Taiwanese politician

Lin Yun-sheng (林耘生 (Lín Yúnshēng); born 1972) is a Taiwanese politician who served in the Legislative Yuan from 2005 to 2008.

== Education ==
Lin earned bachelor's and master's degrees from Tunghai University and later taught at I-Shou University and MingDao University.

== Career ==
A member of the Democratic Progressive Party, Lin was elected as a Nantou County representative to the Legislative Yuan in 2004. He attempted to aid his father Lin Tsung-nan's 2005 run for the magistracy of Nantou County, stating that, in 2002, competing candidate Tsai Huang-liang had meddled in the affairs of the Taiwan Railways Administration. In 2006, he accused Chinese companies of copyright infringement against Taiwanese brands.
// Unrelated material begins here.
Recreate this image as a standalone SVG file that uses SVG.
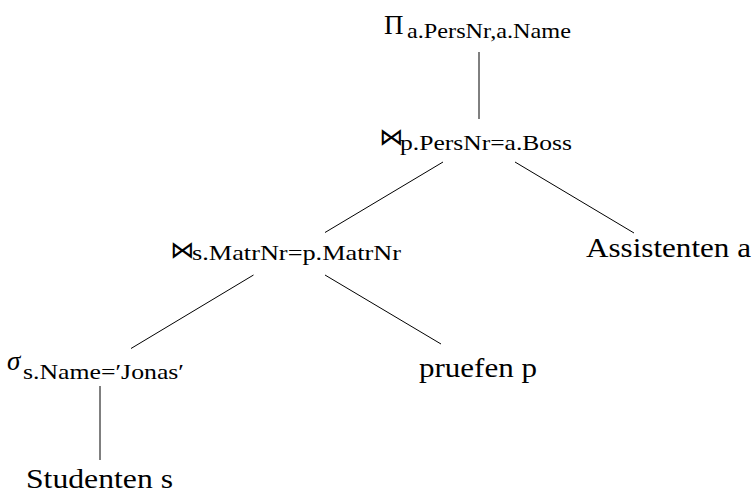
<svg xmlns="http://www.w3.org/2000/svg" width="754" height="493" viewBox="0 0 754 493">
<style>
.t{font-family:"Liberation Serif","DejaVu Serif",serif;fill:#000}
.m{font-size:27px}
.s{font-size:21px}
.op{font-family:"DejaVu Serif","DejaVu Sans",sans-serif;font-size:24px}
.e{stroke:#000;stroke-width:1;fill:none}
</style>
<rect width="754" height="493" fill="#fff"/>
<g id="connectors">
<line class="e" x1="479" y1="52" x2="479" y2="119"/>
<line class="e" x1="443" y1="162" x2="325" y2="232.5"/>
<line class="e" x1="515" y1="162" x2="634" y2="233"/>
<line class="e" x1="253.5" y1="275" x2="131" y2="348.5"/>
<line class="e" x1="325" y1="275" x2="441" y2="344"/>
<line class="e" x1="100" y1="386" x2="100" y2="460"/>
</g>
<g id="projection">
<text class="t"><tspan class="m" x="384" y="34">Π</tspan><tspan class="s" x="407" y="38" textLength="164" lengthAdjust="spacingAndGlyphs">a.PersNr,a.Name</tspan></text>
</g>
<g id="join1">
<text class="t"><tspan class="op" x="379" y="145">⋈</tspan><tspan class="s" x="400" y="149.5" textLength="172" lengthAdjust="spacingAndGlyphs">p.PersNr=a.Boss</tspan></text>
</g>
<g id="join2">
<text class="t"><tspan class="op" x="170" y="258">⋈</tspan><tspan class="s" x="192" y="260" textLength="209" lengthAdjust="spacingAndGlyphs">s.MatrNr=p.MatrNr</tspan></text>
</g>
<g id="assistenten">
<text class="t m" x="586" y="257" textLength="165" lengthAdjust="spacingAndGlyphs">Assistenten a</text>
</g>
<g id="selection">
<text class="t"><tspan class="m" x="7" y="370" font-style="italic">σ</tspan><tspan class="s" x="23" y="378.5" textLength="161" lengthAdjust="spacingAndGlyphs">s.Name=′Jonas′</tspan></text>
</g>
<g id="pruefen">
<text class="t m" x="419" y="377" textLength="118" lengthAdjust="spacingAndGlyphs">pruefen p</text>
</g>
<g id="studenten">
<text class="t m" x="26" y="487.5" textLength="147" lengthAdjust="spacingAndGlyphs">Studenten s</text>
</g>
</svg>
Lin sought to join the Legislative Yuan's Judiciary Committee, but was barred from doing so after the Democratic Progressive Party legislative caucus proposed a ban on committee membership for politicians whose family members were subject to current legal proceedings. This provision targeted Lin and his father, Lin Tsung-nan, who was facing corruption charges at the time. The next year, Lin Yun-sheng supported an amendment to Article 1059 of the Civil Law that permitted people use their maternal surname with the permission of both parents. He ran for reelection in 2008, and lost to Wu Den-yih. Lin has received media attention for his connections to convicted criminal Chiang Chin-liang.